** Start **

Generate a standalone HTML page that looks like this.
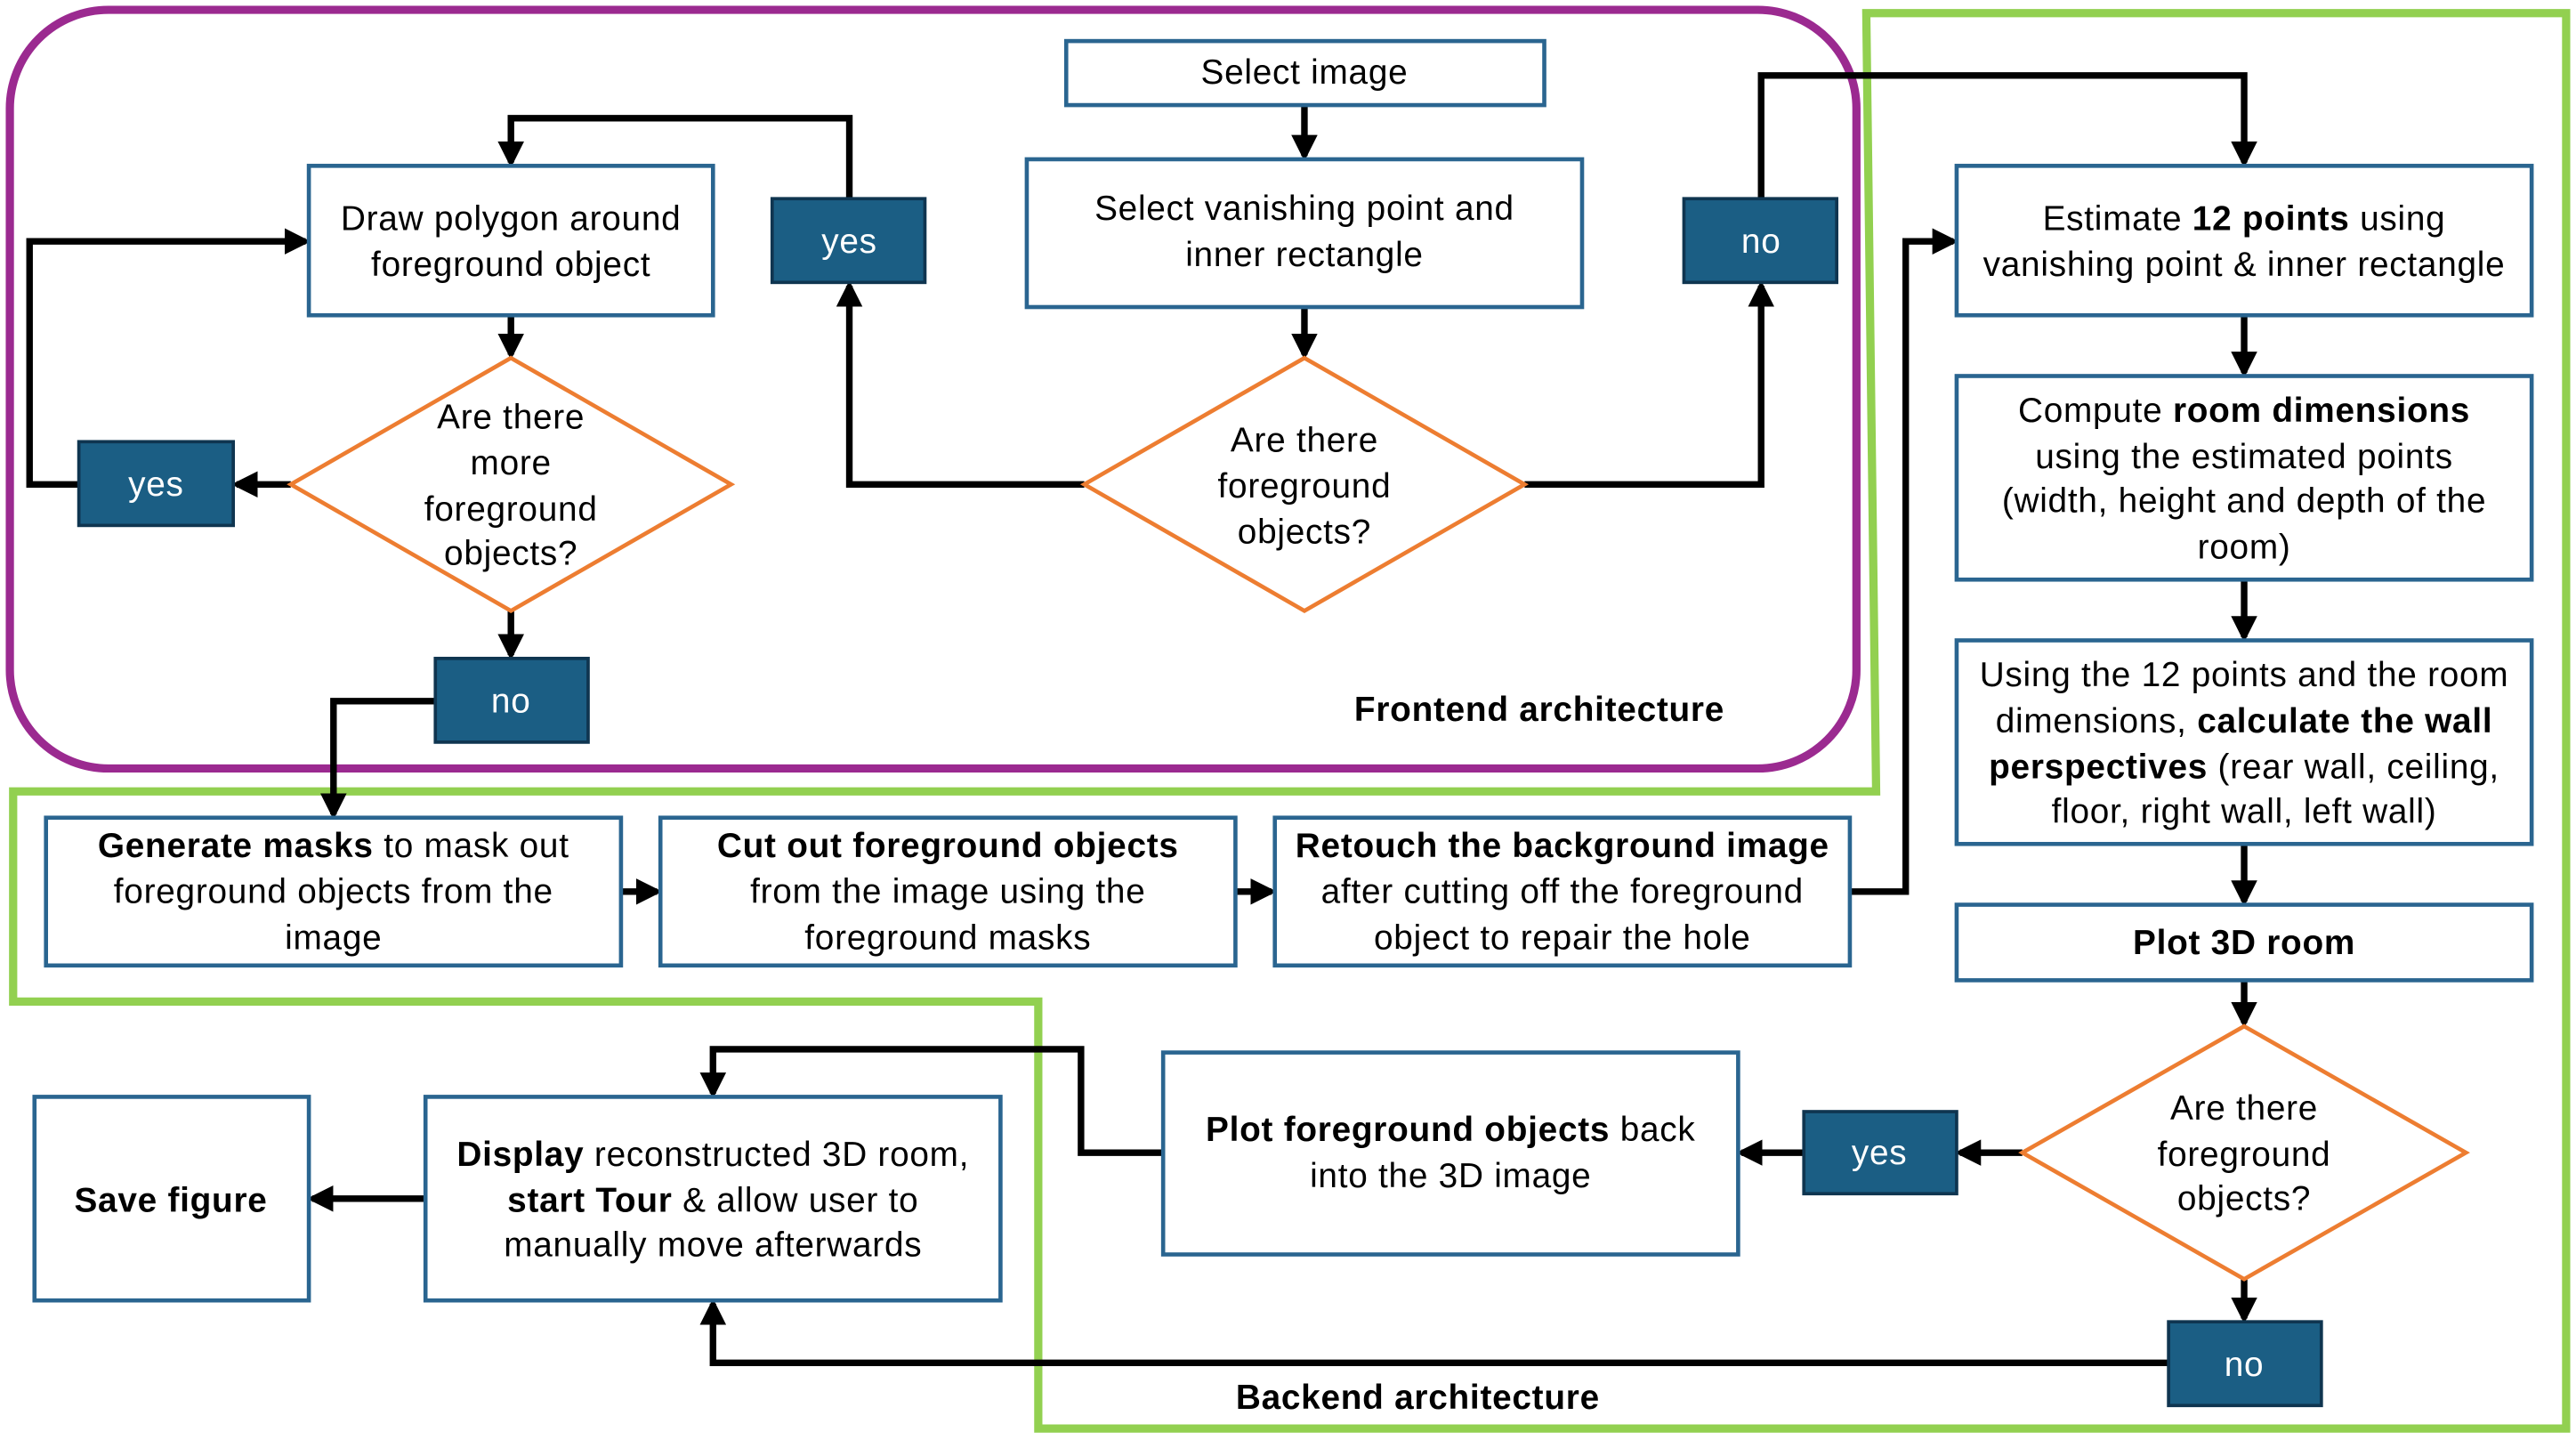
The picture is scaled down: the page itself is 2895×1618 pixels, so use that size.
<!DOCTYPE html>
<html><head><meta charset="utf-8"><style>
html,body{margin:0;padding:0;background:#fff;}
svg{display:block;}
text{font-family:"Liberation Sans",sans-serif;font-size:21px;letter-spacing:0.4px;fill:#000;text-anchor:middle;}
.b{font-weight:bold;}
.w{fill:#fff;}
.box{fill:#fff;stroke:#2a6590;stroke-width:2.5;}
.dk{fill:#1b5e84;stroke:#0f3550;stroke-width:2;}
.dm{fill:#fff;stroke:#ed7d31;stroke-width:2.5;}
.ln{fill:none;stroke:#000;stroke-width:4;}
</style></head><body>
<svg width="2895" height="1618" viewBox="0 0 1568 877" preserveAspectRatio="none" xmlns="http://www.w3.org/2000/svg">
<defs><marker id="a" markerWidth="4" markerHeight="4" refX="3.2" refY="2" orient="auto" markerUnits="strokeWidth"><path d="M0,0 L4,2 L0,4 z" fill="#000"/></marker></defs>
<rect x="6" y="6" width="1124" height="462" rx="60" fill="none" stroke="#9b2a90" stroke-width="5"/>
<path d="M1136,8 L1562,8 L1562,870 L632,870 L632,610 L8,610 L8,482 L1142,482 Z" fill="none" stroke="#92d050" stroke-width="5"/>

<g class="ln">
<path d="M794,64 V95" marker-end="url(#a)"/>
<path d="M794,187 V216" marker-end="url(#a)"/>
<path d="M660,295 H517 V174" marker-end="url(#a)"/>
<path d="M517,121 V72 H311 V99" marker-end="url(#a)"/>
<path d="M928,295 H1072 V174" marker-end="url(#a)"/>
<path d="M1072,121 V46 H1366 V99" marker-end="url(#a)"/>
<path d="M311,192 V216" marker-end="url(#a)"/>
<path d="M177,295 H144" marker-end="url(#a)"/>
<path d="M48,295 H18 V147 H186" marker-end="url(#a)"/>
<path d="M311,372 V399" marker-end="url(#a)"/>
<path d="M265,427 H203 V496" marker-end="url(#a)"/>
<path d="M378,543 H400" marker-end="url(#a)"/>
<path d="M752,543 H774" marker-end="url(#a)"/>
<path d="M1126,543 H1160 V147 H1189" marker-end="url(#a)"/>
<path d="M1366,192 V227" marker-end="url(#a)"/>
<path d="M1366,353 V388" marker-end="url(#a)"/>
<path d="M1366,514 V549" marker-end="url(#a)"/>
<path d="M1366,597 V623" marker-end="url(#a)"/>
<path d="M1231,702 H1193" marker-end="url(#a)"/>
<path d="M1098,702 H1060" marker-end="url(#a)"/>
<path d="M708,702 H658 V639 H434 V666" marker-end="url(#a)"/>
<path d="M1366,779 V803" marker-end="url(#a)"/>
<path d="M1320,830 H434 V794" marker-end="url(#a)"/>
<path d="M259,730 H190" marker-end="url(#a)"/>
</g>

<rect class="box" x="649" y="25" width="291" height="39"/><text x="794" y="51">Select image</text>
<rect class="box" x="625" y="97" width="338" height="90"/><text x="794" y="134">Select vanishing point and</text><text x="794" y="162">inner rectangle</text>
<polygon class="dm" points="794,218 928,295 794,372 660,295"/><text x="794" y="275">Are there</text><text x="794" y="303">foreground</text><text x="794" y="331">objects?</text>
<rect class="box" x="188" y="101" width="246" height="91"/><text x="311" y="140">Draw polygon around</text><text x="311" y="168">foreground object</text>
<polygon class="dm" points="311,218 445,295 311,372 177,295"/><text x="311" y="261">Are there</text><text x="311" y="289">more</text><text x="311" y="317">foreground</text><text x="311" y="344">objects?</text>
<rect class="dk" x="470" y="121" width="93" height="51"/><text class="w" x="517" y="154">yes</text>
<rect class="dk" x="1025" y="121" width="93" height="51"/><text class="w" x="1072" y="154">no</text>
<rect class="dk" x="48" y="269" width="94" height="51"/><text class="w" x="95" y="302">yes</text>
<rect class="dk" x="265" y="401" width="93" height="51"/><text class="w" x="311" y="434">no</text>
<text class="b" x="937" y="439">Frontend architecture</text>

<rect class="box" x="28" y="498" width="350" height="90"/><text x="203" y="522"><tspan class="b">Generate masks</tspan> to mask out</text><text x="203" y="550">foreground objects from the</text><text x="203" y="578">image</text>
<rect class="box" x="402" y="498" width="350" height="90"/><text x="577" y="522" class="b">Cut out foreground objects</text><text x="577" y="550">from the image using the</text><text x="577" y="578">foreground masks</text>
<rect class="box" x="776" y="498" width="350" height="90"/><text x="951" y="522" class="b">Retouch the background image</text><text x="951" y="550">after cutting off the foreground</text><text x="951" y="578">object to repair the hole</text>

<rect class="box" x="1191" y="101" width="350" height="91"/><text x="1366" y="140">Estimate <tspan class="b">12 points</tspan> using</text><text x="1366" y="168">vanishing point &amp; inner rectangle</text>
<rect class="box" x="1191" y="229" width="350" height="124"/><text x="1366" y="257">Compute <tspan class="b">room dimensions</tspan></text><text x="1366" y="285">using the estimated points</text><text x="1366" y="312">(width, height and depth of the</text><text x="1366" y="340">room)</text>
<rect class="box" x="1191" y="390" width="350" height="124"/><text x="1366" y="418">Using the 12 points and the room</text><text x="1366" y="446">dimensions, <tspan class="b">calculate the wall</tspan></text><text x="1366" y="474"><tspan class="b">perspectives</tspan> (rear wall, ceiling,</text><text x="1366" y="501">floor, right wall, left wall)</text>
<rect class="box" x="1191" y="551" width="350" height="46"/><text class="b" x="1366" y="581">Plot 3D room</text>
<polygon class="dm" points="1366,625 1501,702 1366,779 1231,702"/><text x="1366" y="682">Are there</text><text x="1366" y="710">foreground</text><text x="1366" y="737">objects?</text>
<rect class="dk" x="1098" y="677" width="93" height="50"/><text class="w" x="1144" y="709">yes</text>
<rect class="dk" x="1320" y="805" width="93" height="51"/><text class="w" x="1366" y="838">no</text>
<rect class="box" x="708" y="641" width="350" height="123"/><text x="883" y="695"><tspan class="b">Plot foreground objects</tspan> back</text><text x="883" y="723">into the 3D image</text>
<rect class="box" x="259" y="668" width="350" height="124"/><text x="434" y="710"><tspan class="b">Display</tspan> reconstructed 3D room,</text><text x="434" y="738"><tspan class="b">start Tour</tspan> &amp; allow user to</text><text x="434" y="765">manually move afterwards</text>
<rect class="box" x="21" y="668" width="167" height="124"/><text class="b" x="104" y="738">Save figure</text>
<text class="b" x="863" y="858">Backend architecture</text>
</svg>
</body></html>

** End **

Transcribe the preceding listing in its entirety and with exact wording, leaving out pictures.

--- SOLUTION TO THIS TASK ---
Generate a standalone HTML page that looks like this.
The picture is scaled down: the page itself is 2895×1618 pixels, so use that size.
<!DOCTYPE html>
<html><head><meta charset="utf-8"><style>
html,body{margin:0;padding:0;background:#fff;}
svg{display:block;}
text{font-family:"Liberation Sans",sans-serif;font-size:21px;letter-spacing:0.4px;fill:#000;text-anchor:middle;}
.b{font-weight:bold;}
.w{fill:#fff;}
.box{fill:#fff;stroke:#2a6590;stroke-width:2.5;}
.dk{fill:#1b5e84;stroke:#0f3550;stroke-width:2;}
.dm{fill:#fff;stroke:#ed7d31;stroke-width:2.5;}
.ln{fill:none;stroke:#000;stroke-width:4;}
</style></head><body>
<svg width="2895" height="1618" viewBox="0 0 1568 877" preserveAspectRatio="none" xmlns="http://www.w3.org/2000/svg">
<defs><marker id="a" markerWidth="4" markerHeight="4" refX="3.2" refY="2" orient="auto" markerUnits="strokeWidth"><path d="M0,0 L4,2 L0,4 z" fill="#000"/></marker></defs>
<rect x="6" y="6" width="1124" height="462" rx="60" fill="none" stroke="#9b2a90" stroke-width="5"/>
<path d="M1136,8 L1562,8 L1562,870 L632,870 L632,610 L8,610 L8,482 L1142,482 Z" fill="none" stroke="#92d050" stroke-width="5"/>

<g class="ln">
<path d="M794,64 V95" marker-end="url(#a)"/>
<path d="M794,187 V216" marker-end="url(#a)"/>
<path d="M660,295 H517 V174" marker-end="url(#a)"/>
<path d="M517,121 V72 H311 V99" marker-end="url(#a)"/>
<path d="M928,295 H1072 V174" marker-end="url(#a)"/>
<path d="M1072,121 V46 H1366 V99" marker-end="url(#a)"/>
<path d="M311,192 V216" marker-end="url(#a)"/>
<path d="M177,295 H144" marker-end="url(#a)"/>
<path d="M48,295 H18 V147 H186" marker-end="url(#a)"/>
<path d="M311,372 V399" marker-end="url(#a)"/>
<path d="M265,427 H203 V496" marker-end="url(#a)"/>
<path d="M378,543 H400" marker-end="url(#a)"/>
<path d="M752,543 H774" marker-end="url(#a)"/>
<path d="M1126,543 H1160 V147 H1189" marker-end="url(#a)"/>
<path d="M1366,192 V227" marker-end="url(#a)"/>
<path d="M1366,353 V388" marker-end="url(#a)"/>
<path d="M1366,514 V549" marker-end="url(#a)"/>
<path d="M1366,597 V623" marker-end="url(#a)"/>
<path d="M1231,702 H1193" marker-end="url(#a)"/>
<path d="M1098,702 H1060" marker-end="url(#a)"/>
<path d="M708,702 H658 V639 H434 V666" marker-end="url(#a)"/>
<path d="M1366,779 V803" marker-end="url(#a)"/>
<path d="M1320,830 H434 V794" marker-end="url(#a)"/>
<path d="M259,730 H190" marker-end="url(#a)"/>
</g>

<rect class="box" x="649" y="25" width="291" height="39"/><text x="794" y="51">Select image</text>
<rect class="box" x="625" y="97" width="338" height="90"/><text x="794" y="134">Select vanishing point and</text><text x="794" y="162">inner rectangle</text>
<polygon class="dm" points="794,218 928,295 794,372 660,295"/><text x="794" y="275">Are there</text><text x="794" y="303">foreground</text><text x="794" y="331">objects?</text>
<rect class="box" x="188" y="101" width="246" height="91"/><text x="311" y="140">Draw polygon around</text><text x="311" y="168">foreground object</text>
<polygon class="dm" points="311,218 445,295 311,372 177,295"/><text x="311" y="261">Are there</text><text x="311" y="289">more</text><text x="311" y="317">foreground</text><text x="311" y="344">objects?</text>
<rect class="dk" x="470" y="121" width="93" height="51"/><text class="w" x="517" y="154">yes</text>
<rect class="dk" x="1025" y="121" width="93" height="51"/><text class="w" x="1072" y="154">no</text>
<rect class="dk" x="48" y="269" width="94" height="51"/><text class="w" x="95" y="302">yes</text>
<rect class="dk" x="265" y="401" width="93" height="51"/><text class="w" x="311" y="434">no</text>
<text class="b" x="937" y="439">Frontend architecture</text>

<rect class="box" x="28" y="498" width="350" height="90"/><text x="203" y="522"><tspan class="b">Generate masks</tspan> to mask out</text><text x="203" y="550">foreground objects from the</text><text x="203" y="578">image</text>
<rect class="box" x="402" y="498" width="350" height="90"/><text x="577" y="522" class="b">Cut out foreground objects</text><text x="577" y="550">from the image using the</text><text x="577" y="578">foreground masks</text>
<rect class="box" x="776" y="498" width="350" height="90"/><text x="951" y="522" class="b">Retouch the background image</text><text x="951" y="550">after cutting off the foreground</text><text x="951" y="578">object to repair the hole</text>

<rect class="box" x="1191" y="101" width="350" height="91"/><text x="1366" y="140">Estimate <tspan class="b">12 points</tspan> using</text><text x="1366" y="168">vanishing point &amp; inner rectangle</text>
<rect class="box" x="1191" y="229" width="350" height="124"/><text x="1366" y="257">Compute <tspan class="b">room dimensions</tspan></text><text x="1366" y="285">using the estimated points</text><text x="1366" y="312">(width, height and depth of the</text><text x="1366" y="340">room)</text>
<rect class="box" x="1191" y="390" width="350" height="124"/><text x="1366" y="418">Using the 12 points and the room</text><text x="1366" y="446">dimensions, <tspan class="b">calculate the wall</tspan></text><text x="1366" y="474"><tspan class="b">perspectives</tspan> (rear wall, ceiling,</text><text x="1366" y="501">floor, right wall, left wall)</text>
<rect class="box" x="1191" y="551" width="350" height="46"/><text class="b" x="1366" y="581">Plot 3D room</text>
<polygon class="dm" points="1366,625 1501,702 1366,779 1231,702"/><text x="1366" y="682">Are there</text><text x="1366" y="710">foreground</text><text x="1366" y="737">objects?</text>
<rect class="dk" x="1098" y="677" width="93" height="50"/><text class="w" x="1144" y="709">yes</text>
<rect class="dk" x="1320" y="805" width="93" height="51"/><text class="w" x="1366" y="838">no</text>
<rect class="box" x="708" y="641" width="350" height="123"/><text x="883" y="695"><tspan class="b">Plot foreground objects</tspan> back</text><text x="883" y="723">into the 3D image</text>
<rect class="box" x="259" y="668" width="350" height="124"/><text x="434" y="710"><tspan class="b">Display</tspan> reconstructed 3D room,</text><text x="434" y="738"><tspan class="b">start Tour</tspan> &amp; allow user to</text><text x="434" y="765">manually move afterwards</text>
<rect class="box" x="21" y="668" width="167" height="124"/><text class="b" x="104" y="738">Save figure</text>
<text class="b" x="863" y="858">Backend architecture</text>
</svg>
</body></html>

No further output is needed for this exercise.